Людовик VII, как мы можем догадаться, не упустил возможности воспользоваться обстоятельствами. История свидетельствует: он делал все возможное, стараясь помочь молодым взбунтовавшимся принцам, встав на их сторону и во всем их поддерживая. Так было, например, в случае с печатью Генриха Младшего. Печать, личный знак, имела огромное значение в эпоху, когда подписывать документы было не принято. Когда высокопоставленный человек умирал, его печать либо ломали, либо хоронили вместе с ним: никто, кроме него самого, не должен был пользоваться печатью, которой он заверял свои документы.
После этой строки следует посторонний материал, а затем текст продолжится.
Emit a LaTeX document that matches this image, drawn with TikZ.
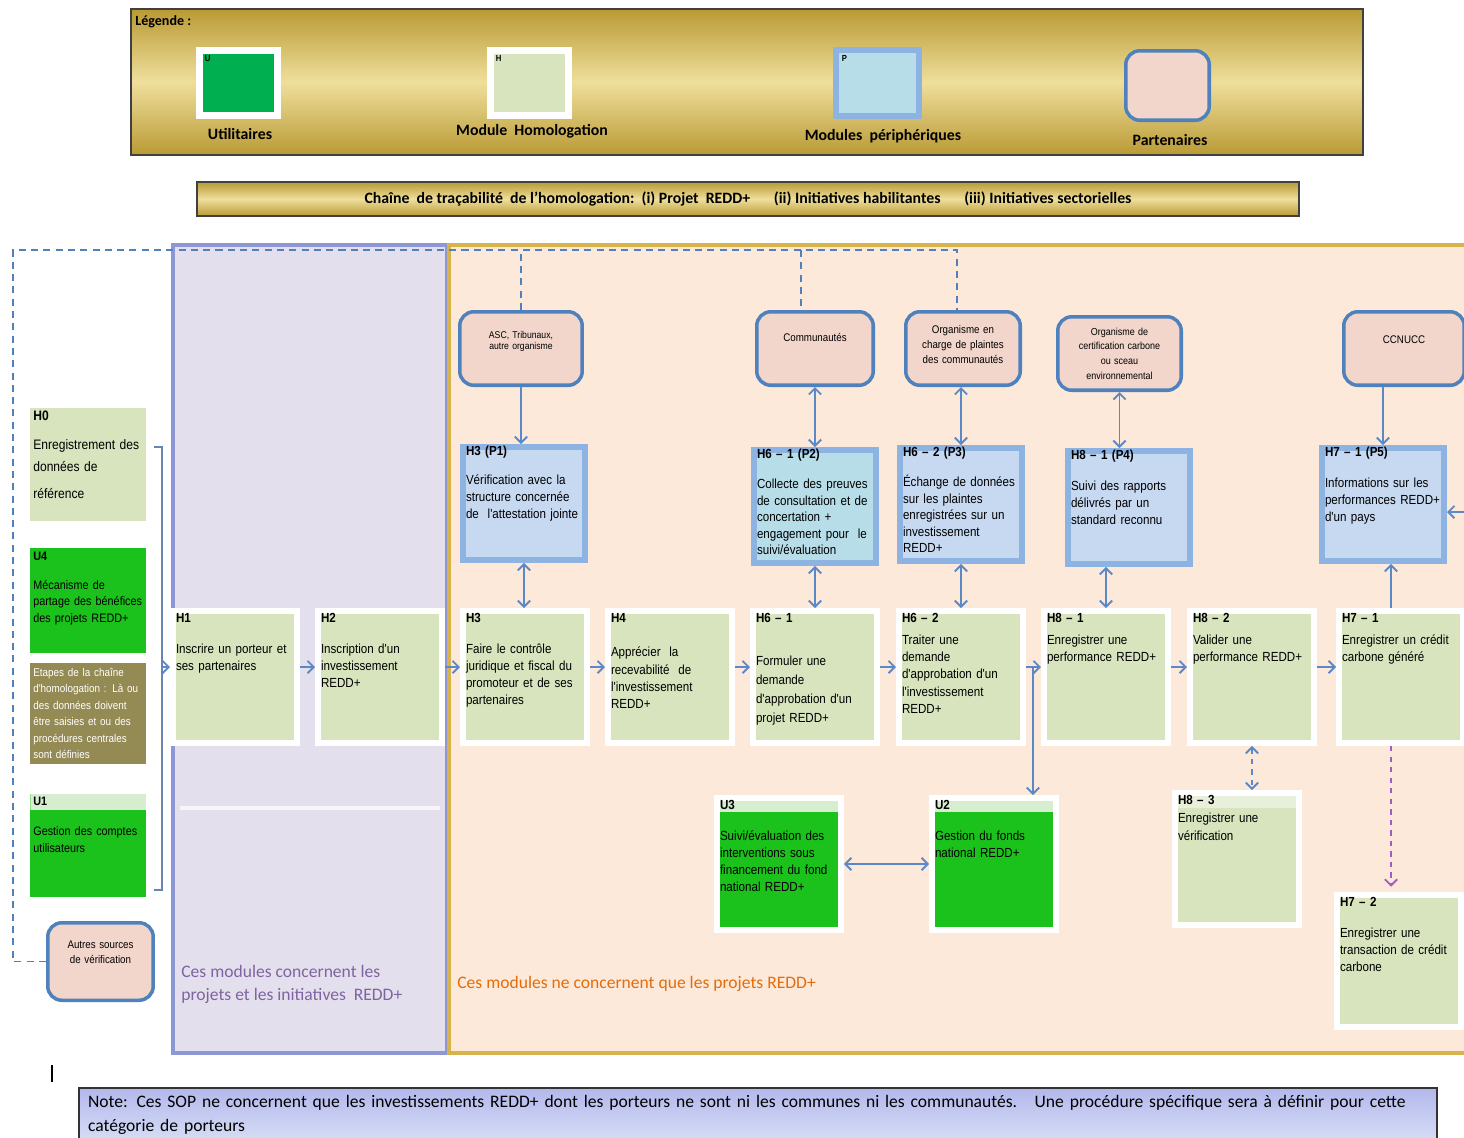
\documentclass[tikz,border=0pt]{standalone}
\usepackage{fontspec}
\usepackage{tikz}
\usepackage{xcolor}
\usetikzlibrary{arrows.meta}
\setmainfont{Carlito}
\newfontfamily\boxfont[FakeStretch=0.88]{Liberation Sans}

\definecolor{hgreen}{HTML}{D7E4BD}
\definecolor{hband}{HTML}{E8F0DC}
\definecolor{ugreen}{HTML}{1CC21C}
\definecolor{uband}{HTML}{D6EDD0}
\definecolor{legU}{HTML}{00B050}
\definecolor{pfill}{HTML}{C6D9F1}
\definecolor{pcyan}{HTML}{B7DEE8}
\definecolor{pborder}{HTML}{8DB3E2}
\definecolor{partfill}{HTML}{F2D6CB}
\definecolor{partline}{HTML}{4F81BD}
\definecolor{lavender}{HTML}{E4DFEC}
\definecolor{lavline}{HTML}{8E97D5}
\definecolor{peach}{HTML}{FDE9DA}
\definecolor{peachline}{HTML}{D8B34C}
\definecolor{olive}{HTML}{948A54}
\definecolor{arrblue}{HTML}{5B88C6}
\definecolor{golddark}{HTML}{B99A34}
\definecolor{goldlight}{HTML}{EFDF9C}
\definecolor{notetop}{HTML}{B3B8EC}
\definecolor{notebot}{HTML}{D7DEF5}
\definecolor{capviolet}{HTML}{7F64A2}
\definecolor{caporange}{HTML}{E46C0A}
\definecolor{dashviolet}{HTML}{9B5FC0}

\begin{document}
\begin{tikzpicture}[x=0.02cm, y=-0.02cm, >={Straight Barb[length=3.5pt,width=7pt]},
  goldbar/.style={rectangle, draw=black!75, line width=1.2pt, top color=golddark, bottom color=golddark, middle color=goldlight, anchor=north west, inner sep=0pt},
  lbl/.style={font=\bfseries\fontsize{9}{10}\selectfont, inner sep=0pt},
  lgbox/.style={rectangle, draw=white, line width=0.14cm, minimum width=1.56cm, minimum height=1.3cm, anchor=north west, inner sep=0pt},
  tag/.style={anchor=north west, inner sep=0pt, xshift=0.17cm, yshift=-0.17cm, font=\boxfont\bfseries\fontsize{5}{5}\selectfont},
  band/.style 2 args={path picture={\fill[#1] (path picture bounding box.north west) rectangle ([yshift=-#2]path picture bounding box.north east);}},
  hmod/.style={rectangle, fill=hgreen, draw=white, line width=0.12cm, inner sep=0.06cm, text width=2.36cm, text height=0.16cm, text depth=2.36cm, align=left, anchor=north west, font=\boxfont\fontsize{7.5}{9.8}\selectfont},
  umod/.style={hmod, fill=ugreen, band={uband}{0.28cm}},
  pmod/.style={hmod, fill=pfill, draw=pborder, text width=2.32cm, text height=0.1cm, text depth=2.04cm},
  lmod/.style={rectangle, fill=hgreen, inner sep=0.06cm, text width=2.2cm, align=left, anchor=north west, font=\boxfont\fontsize{7}{9.4}\selectfont},
  partner/.style={rectangle, rounded corners=8pt, draw=partline, line width=2pt, fill=partfill, inner sep=0.05cm, align=center, anchor=north west, font=\boxfont\fontsize{6.3}{8.6}\selectfont, text height=#1, text depth={\dimexpr1.37cm-#1\relax}},
  arr/.style={arrblue, line width=1.1pt},
  dline/.style={partline, line width=0.8pt, dash pattern=on 4pt off 3pt},
  brk/.style={arrblue!70!gray, line width=1pt}]
\useasboundingbox (0,0) rectangle (1464,1137);

\node[goldbar, minimum width=24.64cm, minimum height=2.92cm] (legend) at (130,8) {};
\node[lbl, anchor=west, font=\bfseries\fontsize{8}{9}\selectfont] (tleg) at (135,22) {Légende :};
\node[lgbox, fill=legU, label={[tag]north west:U}] (lu) at (196,47) {};
\node[lgbox, fill=hgreen, label={[tag]north west:H}] (lh) at (487,47) {};
\node[lgbox, fill=pcyan, draw=pborder, line width=0.12cm, minimum width=1.66cm, minimum height=1.32cm, label={[tag]north west:P}] (lp) at (833,47) {};
\node[rectangle, rounded corners=8pt, draw=partline, line width=2pt, fill=partfill, minimum width=1.67cm, minimum height=1.39cm, anchor=north west] (lpa) at (1124,49) {};
\node[lbl] (tu) at (240,134) {Utilitaires};
\node[lbl] (th) at (532,131) {Module\ \ Homologation};
\node[lbl] (tp) at (883,136) {Modules\ \ périphériques};
\node[lbl] (tpa) at (1170,140) {Partenaires};

\node[goldbar, minimum width=22.04cm, minimum height=0.68cm, font=\bfseries\fontsize{9}{10}\selectfont] (chain) at (196,181) {Chaîne\ \ de traçabilité\ \ de l'homologation:\ \ (i) Projet\ \ REDD+\hspace{1.5em}(ii) Initiatives habilitantes\hspace{1.5em}(iii) Initiatives sectorielles};

\draw[lavline, fill=lavender, line width=2.3pt] (173,245) rectangle (447,1053);
\draw[white!70!lavender, line width=2pt] (180,808) -- (440,808);
\draw[peachline, fill=peach, line width=2.5pt] (449,245) rectangle (1475,1053);

\node[anchor=north west, align=left, text=capviolet, font=\fontsize{10}{13}\selectfont, inner sep=0pt] (cap1) at (181,965) {Ces modules concernent les\\projets et les initiatives\ \ REDD+};
\node[anchor=west, text=caporange, font=\fontsize{10}{12}\selectfont, inner sep=0pt] (cap2) at (457,984) {Ces modules ne concernent que les projets REDD+};

\node[partner=0.475cm, text width=2.35cm, font=\boxfont\fontsize{5.6}{6.6}\selectfont] (asc) at (458,310) {ASC, Tribunaux,\\autre organisme};
\node[partner=0.535cm, text width=2.23cm] (comm) at (755,310) {Communautés};
\node[partner=0.375cm, text width=2.19cm] (ocharge) at (904,310) {Organisme en\\charge de plaintes\\des communautés};
\node[partner=0.315cm, text width=2.37cm, font=\boxfont\fontsize{5.8}{8.4}\selectfont] (cert) at (1056,315) {Organisme de\\certification carbone\\ou sceau\\environnemental};
\node[partner=0.575cm, text width=2.31cm] (ccnucc) at (1342,310) {CCNUCC};
\node[partner=0.455cm, text depth=0.995cm, text width=2.01cm] (autres) at (46,921) {Autres sources\\de vérification};

\coordinate (dl) at (13,250);
\coordinate (dc) at (801,250);
\draw[dline] (autres.west) -| (dl) -| ([xshift=-0.12cm]ocharge.north);
\draw[dline] (asc.north) -- (asc.north |- dl);
\draw[dline] (dc) -- (dc |- comm.north);

\node[lmod, text height=0.18cm, text depth=1.96cm, font=\boxfont\fontsize{7.8}{12.5}\selectfont] (h0) at (30,408) {\textbf{H0}\\[4pt]Enregistrement des\\données de\\[3pt]référence};
\node[lmod, fill=ugreen, text height=0.18cm, text depth=1.8cm] (u4) at (30,548) {\textbf{U4}\\[7pt]Mécanisme de\\partage des bénéfices\\des projets REDD+};
\node[lmod, fill=olive, text=white, text height=0.2cm, text depth=1.7cm, font=\boxfont\fontsize{6.4}{9.4}\selectfont] (etapes) at (30,663) {Etapes de la chaîne\\d'homologation : Là ou\\des données doivent\\être saisies et ou des\\procédures centrales\\sont définies};
\node[lmod, fill=ugreen, band={uband}{0.32cm}, text height=0.16cm, text depth=1.78cm] (u1) at (30,794) {\textbf{U1}\\[8pt]Gestion des comptes\\utilisateurs};

\node[hmod] (h1) at (170,608) {\textbf{H1}\\[8pt]Inscrire un porteur et\\ses partenaires};
\node[hmod] (h2) at (315,608) {\textbf{H2}\\[8pt]Inscription d'un\\investissement\\REDD+};
\node[hmod] (h3) at (460,608) {\textbf{H3}\\[8pt]Faire le contrôle\\juridique et fiscal du\\promoteur et de ses\\partenaires};
\node[hmod] (h4) at (605,608) {\textbf{H4}\\[10pt]Apprécier\ \ la\\recevabilité\ \ de\\l'investissement\\REDD+};
\node[hmod, font=\boxfont\fontsize{7.5}{10.8}\selectfont] (h61) at (750,608) {\textbf{H6 – 1}\\[14pt]Formuler une\\demande\\d'approbation d'un\\projet REDD+};
\node[hmod] (h62) at (896,608) {\textbf{H6 – 2}\\[3pt]Traiter une\\demande\\d'approbation d'un\\l'investissement\\REDD+};
\node[hmod] (h81) at (1041,608) {\textbf{H8 – 1}\\[3pt]Enregistrer une\\performance REDD+};
\node[hmod] (h82) at (1187,608) {\textbf{H8 – 2}\\[3pt]Valider une\\performance REDD+};
\node[hmod] (h71) at (1336,608) {\textbf{H7 – 1}\\[3pt]Enregistrer un crédit\\carbone généré};
\node[hmod, band={hband}{0.3cm}] (h83) at (1172,790) {\textbf{H8 – 3}\\[1pt]Enregistrer une\\vérification};
\node[hmod] (h72) at (1334,892) {\textbf{H7 – 2}\\[8pt]Enregistrer une\\transaction de crédit\\carbone};
\node[umod] (u3) at (714,795) {\textbf{U3}\\[8pt]Suivi/évaluation des\\interventions sous\\financement du fond\\national REDD+};
\node[umod] (u2) at (929,795) {\textbf{U2}\\[8pt]Gestion du fonds\\national REDD+};

\node[pmod] (p1) at (460,444) {\textbf{H3 (P1)}\\[7pt]Vérification avec la\\structure concernée\\de\ \ l'attestation jointe};
\node[pmod, fill=pcyan, font=\boxfont\fontsize{7.5}{9.4}\selectfont] (p2) at (751,447) {\textbf{H6 – 1 (P2)}\\[8pt]Collecte des preuves\\de consultation et de\\concertation +\\engagement pour\ \ le\\suivi/évaluation};
\node[pmod, font=\boxfont\fontsize{7.5}{9.4}\selectfont] (p3) at (897,445) {\textbf{H6 – 2 (P3)}\\[8pt]Échange de données\\sur les plaintes\\enregistrées sur un\\investissement\\REDD+};
\node[pmod] (p4) at (1065,448) {\textbf{H8 – 1 (P4)}\\[8pt]Suivi des rapports\\délivrés par un\\standard reconnu};
\node[pmod] (p5) at (1319,445) {\textbf{H7 – 1 (P5)}\\[8pt]Informations sur les\\performances REDD+\\d'un pays};

\coordinate (row) at (0,667);
\coordinate (b1) at (162,447);
\coordinate (b2) at (162,890);
\coordinate (j1) at (1033,667);
\coordinate (pin) at (1472,512);
\coordinate (c71) at ([xshift=-0.2cm]h71.north);
\coordinate (c72) at ([xshift=-0.2cm]h71.south);

\draw[brk, shorten <=4pt, shorten >=4pt] (h0.east |- b1) -- (b1) -- (b2) -- (u1.east |- b2);
\draw[arr, ->] (b1 |- row) -- (h1.west |- row);
\draw[arr, ->] (h1.east |- row) -- (h2.west |- row);
\draw[arr, ->] (h2.east |- row) -- (h3.west |- row);
\draw[arr, ->] (h3.east |- row) -- (h4.west |- row);
\draw[arr, ->] (h4.east |- row) -- (h61.west |- row);
\draw[arr, ->] (h61.east |- row) -- (h62.west |- row);
\draw[arr, ->] (h62.east |- row) -- (h81.west |- row);
\draw[arr, ->] (j1) -- (j1 |- u2.north);
\draw[arr, ->] (h81.east |- row) -- (h82.west |- row);
\draw[arr, ->] (h82.east |- row) -- (h71.west |- row);

\draw[arr, ->] (asc.south) -- (asc.south |- p1.north);
\draw[arr, <->] (p1.south) -- (p1.south |- h3.north);
\draw[arr, <->] (comm.south) -- (comm.south |- p2.north);
\draw[arr, <->] (p2.south) -- (p2.south |- h61.north);
\draw[arr, <->] (p3.north |- ocharge.south) -- (p3.north);
\draw[arr, <->] (p3.south) -- (p3.south |- h62.north);
\draw[arr, <->] (cert.south) -- (cert.south |- p4.north);
\draw[arr, <->] (h81.north) -- (h81.north |- p4.south);
\draw[arr, ->] (p5.north |- ccnucc.south) -- (p5.north);
\draw[arr, ->] (c71) -- (c71 |- p5.south);
\draw[arr, ->] (pin) -- (pin -| p5.east);
\draw[arr, <->, dashed] (h82.south) -- (h82.south |- h83.north);
\draw[dashviolet, line width=1.1pt, dashed, ->, shorten >=3pt] (c72) -- (c72 |- h72.north);
\draw[arr, <->] (u3.east) -- (u2.west);

\draw[line width=1.3pt] (52,1065) -- (52,1082);
\node[rectangle, draw=black!80, line width=1.2pt, top color=notetop, bottom color=notebot, anchor=north west, inner xsep=0.18cm, inner ysep=0.14cm, text width=26.8cm, align=left, font=\fontsize{10}{14}\selectfont] (note) at (78,1087) {Note: Ces SOP ne concernent que les investissements REDD+ dont les porteurs ne sont ni les communes ni les communautés.\ \ \ Une procédure spécifique sera à définir pour cette\\catégorie de porteurs\\[6pt]};
\end{tikzpicture}
\end{document}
Итак, Людовик VII поспешил отдать распоряжение изготовить новую печать, и для того, чтобы представить ее баронам Франции и королевства Плантагенета, созвал в Париже блестящую ассамблею. Все мятежные вассалы, какие только смогли прибыть к французскому двору, присягнули на верность Молодому королю, другие объявили о своем намерении вступить с ним в союз, чтобы помочь ему утвердиться в своем королевстве, и в их числе были могущественный Филипп Фландрский и его брат, граф Булонский. Молодой король щедро раздавал союзникам в награду дарственные грамоты, скрепляя их новой печатью. Филипп получил графство Кент и Дуврский замок; границы владений короля Вильгельма Шотландского раздвинулись, захватывая север Англии, его брат Давид получил графство Хантингдон; граф Блуа получил фьеф в Турени; граф Шампанский пообещал военную поддержку, и все, с общего согласия, провозгласили, что «тот, кто раньше был королем Англии, отныне королем не является».

Военные действия завязались в Нормандии. 29 июня 1173 г. Филипп Фландрский начал осаду Омаля, тогда как Людовик бок о бок с Молодым Королем двинулся на Верней. На севере Англии замки сдавались один за другим, а в самой Бретани, на границе с Нормандией, мятежные бароны овладели крепостью Доль.